Ces êtres en plein doute posent tous à leur manière la question de la judaïté : elle peut-être, selon les caractères, essentiellement religieuse, historique, familiale, politique, culturelle… voire gastronomique – à ce titre, la description d’un buffet de funérailles vaut son pesant de rugelach. Les différentes branches et générations de Bloch ont chacune sa propre réponse. Outre la propension des personnages de la communauté à verbaliser et extérioriser leurs états d’âme, le thème de la lutte est particulièrement prégnant dans leur rhétorique. Au sens le plus évident, il peut s’agir du conflit au Proche-Orient pour la survie d’Israël après le séisme.

Mais la lutte englobe aussi l’affirmation de soi face à la tradition, à la famille et aux générations précédentes, et jusqu’à la fondation de l’Israël biblique, puisque le nom même de l’état hébreu signifie « en lutte contre Dieu », comme si rien n’avait jamais été donné ou facile entre les Juifs et le créateur. L’un des personnages l’évoque sur le tard : « L’amour n’est pas l’absence de lutte. L’amour est la lutte ». Et c’est là où la résilience du peuple élu aura sans doute joué un rôle décisif, comme le propose Max au rabbin qui demande comment la fille du pharaon a pu reconnaître « les pleurs d’un enfant juif » en entendant Moïse depuis l’aval de la rivière : « Parce que ce sont des pleurs qui sonnent comme des rires ? ».

Le voici

Jonathan Safran Foer signe ici son quatrième livre, et sa troisième fiction. Tout est illuminé abordait la question de la Shoah via la quête initiatique d’un Juif américain – et de son extravagant traducteur local – lors d’un périple ukrainien à visées documentaires. Dans Extrêmement fort et incroyablement près, il était question du 11 septembre raconté non pas aux enfants, mais par un enfant, en l’occurrence le fils de neuf ans de l’une des victimes des attentats, parti à la recherche de son père dans un Manhattan encore sous le coup du traumatisme. Enfin, en 2009, l’essai Faut-il manger des animaux ? présentait une critique solidement argumentée de l’élevage intensif, assez convaincante pour me convertir au végétarisme pendant au moins 17 minutes.

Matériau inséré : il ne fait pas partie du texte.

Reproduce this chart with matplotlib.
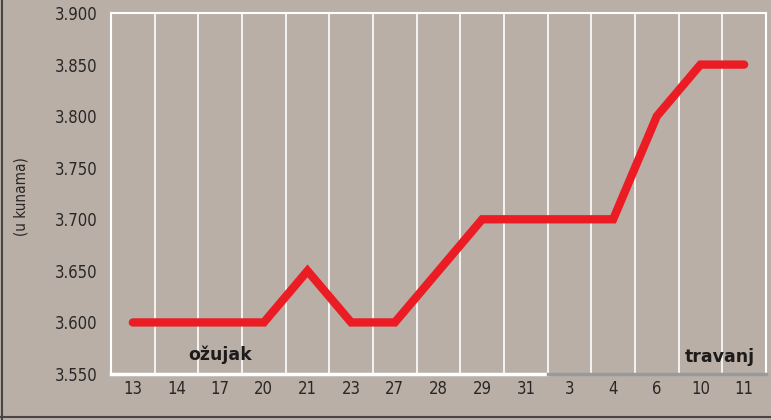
import matplotlib
matplotlib.use('Agg')
import matplotlib.pyplot as plt
from matplotlib.lines import Line2D

days = ['13', '14', '17', '20', '21', '23', '27', '28', '29', '31', '3', '4', '6', '10', '11']
prices = [3.600, 3.600, 3.600, 3.600, 3.650, 3.600, 3.600, 3.650, 3.700, 3.700,
          3.700, 3.700, 3.800, 3.850, 3.850]
yticks = [3.550, 3.600, 3.650, 3.700, 3.750, 3.800, 3.850, 3.900]
ylabels = ['3.550', '3.600', '3.650', '3.700', '3.750', '3.800', '3.850', '3.900']
months = ['ožujak', 'travanj']
split = 10  # first day of travanj

bg = '#b9afa7'
narrow = ['Liberation Sans Narrow', 'DejaVu Sans']
txt = '#2a2626'

fig = plt.figure(figsize=(7.71, 4.20), dpi=100, facecolor=bg)
ax = fig.add_axes([0.144, 0.1095, 0.8495, 0.8595])
ax.set_facecolor(bg)

x = list(range(len(days)))
ax.plot(x, prices, color='#ec1c24', lw=6, solid_capstyle='round',
        solid_joinstyle='miter', zorder=3)

ax.set_xlim(-0.5, len(days) - 0.5)
ax.set_ylim(3.550, 3.900)

# vertical separators between days
for i in range(len(days) - 1):
    ax.axvline(i + 0.5, color='white', lw=1.2, zorder=1)

for s in ['left', 'top', 'right']:
    ax.spines[s].set_color('white')
    ax.spines[s].set_linewidth(1.5)
ax.spines['bottom'].set_visible(False)
n = len(days)
ax.add_line(Line2D([-0.5, split - 0.5], [3.550, 3.550], color='white', lw=2.5,
                   clip_on=False, zorder=4))
ax.add_line(Line2D([split - 0.5, n - 0.5], [3.550, 3.550], color='#9b9a9a', lw=2.5,
                   clip_on=False, zorder=4))

ax.set_xticks(x)
ax.set_xticklabels(days, family=narrow, stretch='condensed', fontsize=12, color=txt)
ax.set_yticks(yticks)
ax.set_yticklabels(ylabels, family=narrow, stretch='condensed', fontsize=12, color=txt)
ax.tick_params(axis='x', length=0, pad=4)
ax.tick_params(axis='y', length=0, pad=10)

ax.text(2.0, 3.5684, months[0], fontsize=12.5, fontweight='bold', color='#1e1b1b',
        ha='center', va='center', zorder=5)
ax.text(13.44, 3.5665, months[1], fontsize=12.5, fontweight='bold', color='#1e1b1b',
        ha='center', va='center', zorder=5)

fig.text(0.027, 0.531, '(u kunama)', rotation=90, family=narrow, stretch='condensed',
         fontsize=11, color=txt, ha='center', va='center')

# figure frame on left and bottom
fig.add_artist(Line2D([0.003, 0.003], [0.0, 1.0], color='#4a4545', lw=1.5,
                      transform=fig.transFigure))
fig.add_artist(Line2D([0.0, 1.0], [0.007, 0.007], color='#4a4545', lw=1.5,
                      transform=fig.transFigure))

fig.savefig('out.png', dpi=100, facecolor=bg)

Alors que beaucoup de romanciers commencent par la presqu’autobiographie pour mieux s’en éloigner, à mesure qu’ils prennent confiance en la puissance de leur art et de leur imagination, on devine que Safran Foer s’est appliqué à faire l’inverse. Plus de 10 ans après son précédent roman, il nous propose l’histoire de Jacob, papa (il est devenu père) quadra (il a 39 ans) et scénariste (il est écrivain) de Washington (où il a grandi, même s’il vit à New York), qui traverse un divorce compliqué (il s’est séparé en 2014 de la romancière Nicole Krauss). La quatrième de couverture de ce roman prête les mots « Here I am » à Abraham, alors que Dieu s’apprête à lui demander le sacrifice de son fils unique. De fait, les membres de la famille Bloch s’inscrivent tous dans une démarche d’affirmation de leur présence et de leur personnalité, qu’il s’agisse d’être au rendez-vous de l’histoire de leur famille ou de celle du peuple juif.

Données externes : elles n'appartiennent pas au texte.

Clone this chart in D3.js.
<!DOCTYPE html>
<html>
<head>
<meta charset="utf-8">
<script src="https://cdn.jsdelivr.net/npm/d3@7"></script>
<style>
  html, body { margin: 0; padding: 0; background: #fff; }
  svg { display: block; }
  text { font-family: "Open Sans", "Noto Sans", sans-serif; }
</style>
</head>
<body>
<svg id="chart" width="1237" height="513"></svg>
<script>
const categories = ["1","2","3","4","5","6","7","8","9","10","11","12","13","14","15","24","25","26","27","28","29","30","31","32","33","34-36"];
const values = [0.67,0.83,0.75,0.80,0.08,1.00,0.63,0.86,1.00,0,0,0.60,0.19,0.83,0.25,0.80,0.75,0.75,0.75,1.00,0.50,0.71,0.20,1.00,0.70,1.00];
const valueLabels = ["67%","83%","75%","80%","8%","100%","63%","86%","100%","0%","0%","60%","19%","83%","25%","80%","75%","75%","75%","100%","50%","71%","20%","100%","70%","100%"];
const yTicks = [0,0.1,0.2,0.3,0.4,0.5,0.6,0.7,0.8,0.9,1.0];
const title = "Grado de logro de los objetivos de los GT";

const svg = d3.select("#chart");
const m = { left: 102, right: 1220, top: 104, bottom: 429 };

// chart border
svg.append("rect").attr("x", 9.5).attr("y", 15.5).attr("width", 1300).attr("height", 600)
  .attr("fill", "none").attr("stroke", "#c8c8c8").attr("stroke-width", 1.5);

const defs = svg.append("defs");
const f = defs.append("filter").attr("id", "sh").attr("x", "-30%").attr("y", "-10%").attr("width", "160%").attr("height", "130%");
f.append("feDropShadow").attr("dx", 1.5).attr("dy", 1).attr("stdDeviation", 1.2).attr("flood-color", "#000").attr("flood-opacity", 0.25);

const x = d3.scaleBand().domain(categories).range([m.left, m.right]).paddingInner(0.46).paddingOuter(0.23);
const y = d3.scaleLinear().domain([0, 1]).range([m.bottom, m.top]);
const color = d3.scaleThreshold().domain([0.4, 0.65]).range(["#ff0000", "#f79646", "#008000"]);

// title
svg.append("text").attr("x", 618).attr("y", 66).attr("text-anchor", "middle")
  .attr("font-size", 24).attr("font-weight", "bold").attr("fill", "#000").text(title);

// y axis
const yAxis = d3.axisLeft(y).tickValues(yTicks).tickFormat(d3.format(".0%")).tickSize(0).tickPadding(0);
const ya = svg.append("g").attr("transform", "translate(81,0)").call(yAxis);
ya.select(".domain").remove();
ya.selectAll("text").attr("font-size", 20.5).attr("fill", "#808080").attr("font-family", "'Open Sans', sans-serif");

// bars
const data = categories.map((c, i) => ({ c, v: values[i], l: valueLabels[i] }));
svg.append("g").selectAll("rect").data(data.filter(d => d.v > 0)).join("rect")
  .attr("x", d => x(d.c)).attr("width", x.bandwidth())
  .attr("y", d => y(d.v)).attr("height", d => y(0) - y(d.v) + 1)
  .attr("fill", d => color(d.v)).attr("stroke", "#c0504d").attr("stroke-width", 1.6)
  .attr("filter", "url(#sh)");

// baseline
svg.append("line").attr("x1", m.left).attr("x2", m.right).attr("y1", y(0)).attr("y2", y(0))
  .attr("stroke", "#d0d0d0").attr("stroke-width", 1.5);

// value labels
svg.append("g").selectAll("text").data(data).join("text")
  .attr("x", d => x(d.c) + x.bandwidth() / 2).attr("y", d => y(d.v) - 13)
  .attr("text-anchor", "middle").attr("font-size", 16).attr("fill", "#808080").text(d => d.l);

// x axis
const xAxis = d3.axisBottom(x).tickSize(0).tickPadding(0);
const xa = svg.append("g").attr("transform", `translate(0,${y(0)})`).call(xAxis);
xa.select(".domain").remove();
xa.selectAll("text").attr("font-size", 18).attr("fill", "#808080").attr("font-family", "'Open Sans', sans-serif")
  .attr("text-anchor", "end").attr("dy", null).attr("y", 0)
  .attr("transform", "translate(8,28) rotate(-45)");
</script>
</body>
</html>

Le Philip Roth de la génération X ?

A travers eux, Jonathan Safran Foer nous livre les dilemmes, les angoisses, les convictions et les espoirs d’un écrivain parvenu à maturité, et qui cherche à se comprendre. Par sa construction, évoquant un vaste désordre organisé où la parole s’écoule sous une grande variété de formats – sans atteindre pour autant le niveau de créativité stylistique et typographique de ses deux premiers romans – comme par le caractère central de la judaïté dans l’ensemble des questions qu’il aborde, Me voici est indiscutablement un roman juif américain. Il est intéressant de relever que l’auteur s’estime – comme Jacob – relativement détaché de cette identité en tant qu’agnostique fervent, mais prend acte de là où l’a emmené son travail d’écriture.

C’est aussi une œuvre qui présente certains défauts évidents, comme le rythme lent de son premier tiers, la relative complexité de lecture qui découle de sa narration, ou son manque de personnages féminins marquants en dehors de Julia voire Billie, la bonne amie de Sam. Mais Me voici est surtout, par la richesse et l’universalité des caractères et des situations qu’ils nous offre (un quadra social-démocrate et CSP+ en mal de ferveur et d’idéal s’identifiera facilement à Jacob Bloch), l’incroyable intimité qu’il instaure entre le lecteur et ses personnages, et la profonde intelligence de son humour et de ses observations, un grand roman de ce début de siècle.

Qui, lu en VO, m’a clairement foutu en l’air. Lisez-le, traduit ou pas.